No, non-encrypted passwords are an artefact of poor design and incompetent programmers. Cryptographic hashing has been around since the 70's, and cryptography itself pre-dates history.
There is no excuse --no excuse-- for storing passwords in plain text. Anybody who attempts to justify it deserves a swift thwack in the back of the head.
> Who the hell thinks it's OK to store non-encrypted passwords in this day and age?
The post gave no indication how Cricketer was storing the passwords. They may very well be stored encrypted.
You can send plain text passwords back if you've encrypted them, you just have to decrypt them first. There's no point at all in returning the results of encrypting a password if the clients don't know how to decrypt those results. Given that the API uses plain text HTTP, I doubt that the passwords are encrypted.

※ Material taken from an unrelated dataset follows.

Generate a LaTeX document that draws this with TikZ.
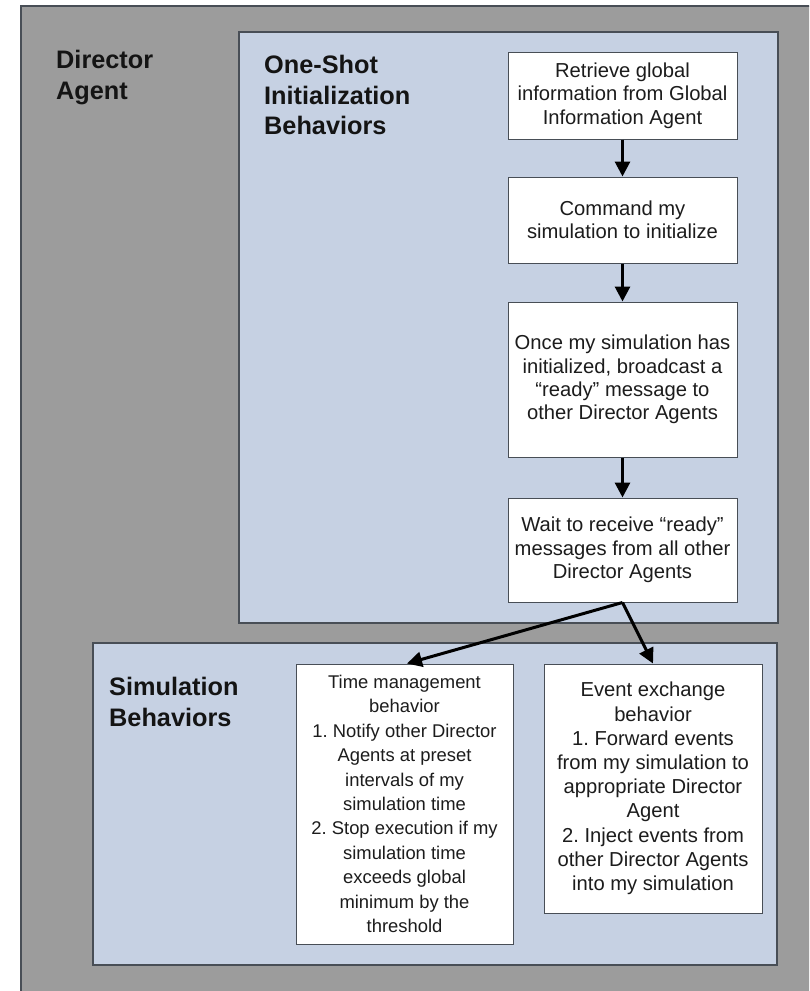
\documentclass[tikz,border=0pt]{standalone}
\usepackage{fontspec}
\setmainfont{Liberation Sans}
\usetikzlibrary{arrows.meta}
\definecolor{agentgray}{RGB}{156,156,156}
\definecolor{panelblue}{RGB}{198,209,227}
\definecolor{edgegray}{RGB}{72,78,86}
\definecolor{inkgray}{RGB}{28,28,28}
\frenchspacing

\begin{document}
\begin{tikzpicture}[x=1pt,y=-1pt,
  panel/.style={fill=panelblue,draw=edgegray,line width=1.2pt},
  stepbox/.style={draw=edgegray,fill=white,line width=1pt,inner sep=0pt,
    align=center,text=inkgray,minimum width=229pt,
    font=\fontsize{20.2}{23.3}\selectfont},
  heading/.style={anchor=north west,inner sep=0pt,align=left,text=black!92,
    font=\bfseries\fontsize{25.3}{30.5}\selectfont},
  flow/.style={line width=3pt,black,-{Triangle[width=15pt,length=15pt]}}]
\path[use as bounding box] (0,0) rectangle (809,991);
\clip (0,0) rectangle (809,991);
\fill[white] (0,0) rectangle (809,991);

% Director Agent frame (runs off the right and bottom edges)
\draw[fill=agentgray,draw=edgegray,line width=1.2pt] (21,6) rectangle (840,1020);
\node[heading] (agentlabel) at (56,50) {Director\\Agent};

% One-shot initialization panel
\draw[panel] (239,32) rectangle (778,623);
\node[heading] (initlabel) at (264,55) {One-Shot\\Initialization\\Behaviors};

% Simulation behaviors panel
\draw[panel] (93,643) rectangle (777,965);
\node[heading] (simlabel) at (109,677) {Simulation\\Behaviors};

% Initialization steps
\node[stepbox,minimum height=87pt] (retrieve) at (622.5,95.5)
  {Retrieve global\\information from Global\\Information Agent};
\node[stepbox,minimum height=86pt] (command) at (622.5,220)
  {Command my\\simulation to initialize};
\node[stepbox,minimum height=155pt] (ready) at (622.5,379.5)
  {Once my simulation has\\initialized, broadcast a\\“ready” message to\\other Director Agents};
\node[stepbox,minimum height=104pt] (wait) at (622.5,550)
  {Wait to receive “ready”\\messages from all other\\Director Agents};

% Simulation behaviors
\node[stepbox,minimum width=217pt,minimum height=280pt,
  font=\fontsize{18.4}{24.4}\selectfont] (timemgmt) at (404.5,804)
  {Time management\\behavior\\1. Notify other Director\\Agents at preset\\intervals of my\\simulation time\\2. Stop execution if my\\simulation time\\exceeds global\\minimum by the\\threshold};
\node[stepbox,minimum width=218pt,minimum height=249pt,
  font=\fontsize{20.2}{24.2}\selectfont] (events) at (653,788.5)
  {Event exchange\\behavior\\1. Forward events\\from my simulation to\\appropriate Director\\Agent\\2. Inject events from\\other Director Agents\\into my simulation};

% Flow
\draw[flow] (retrieve.south) -- (command.north);
\draw[flow] (command.south) -- (ready.north);
\draw[flow] (ready.south) -- (wait.north);
\draw[flow] (wait.south) -- ([xshift=2.5pt]timemgmt.north);
\draw[flow] (wait.south) -- (events.north);
\end{tikzpicture}
\end{document}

What the passwords are not stored as however, are hashes. A hash is not the same as text that was encrypted. A hash is a difficult to reverse unique identifier for bit of text.
Having said all this, it is funny to see your post, and all its replies making fun of security incompetency while also being incompetent in themselves.
That's not true at all. If you use secure encryption to store plain text, and proper use of HTTPs to transfer said text, that's secure. It's not as bad as obfuscated text. What you've said is just plain untrue.
One problem with storing passwords is that there is no good reason to. The other security issue is that people reuse passwords. So everyone should be creating hashes instead of encrypting passwords, but encrypting text, and transmitting it securely is still secure. This API didn't do that, it did a lot of things wrong, but these comments are all pretty ignorant as well.
It's just one inane comment after another in this thread.
It is secure against man in the middle attacks, but still if the password database is leaked, then the pain text passwords are most likely also leaked and you have to tell your users to change their password everywhere where they have used the same or a similar password.
I am surprised that this is the only comment mentioning SOAP.
I know that it'a a footnote to the insane brokenness of the rest of it, but ugh indeed. Anyone who remembered SOAP the first time around wouldn't re-invent it badly. Or at all.
Also, I like the 'handler.php' endpoint returning some kind of ugly pseudo-SOAP. Ugh.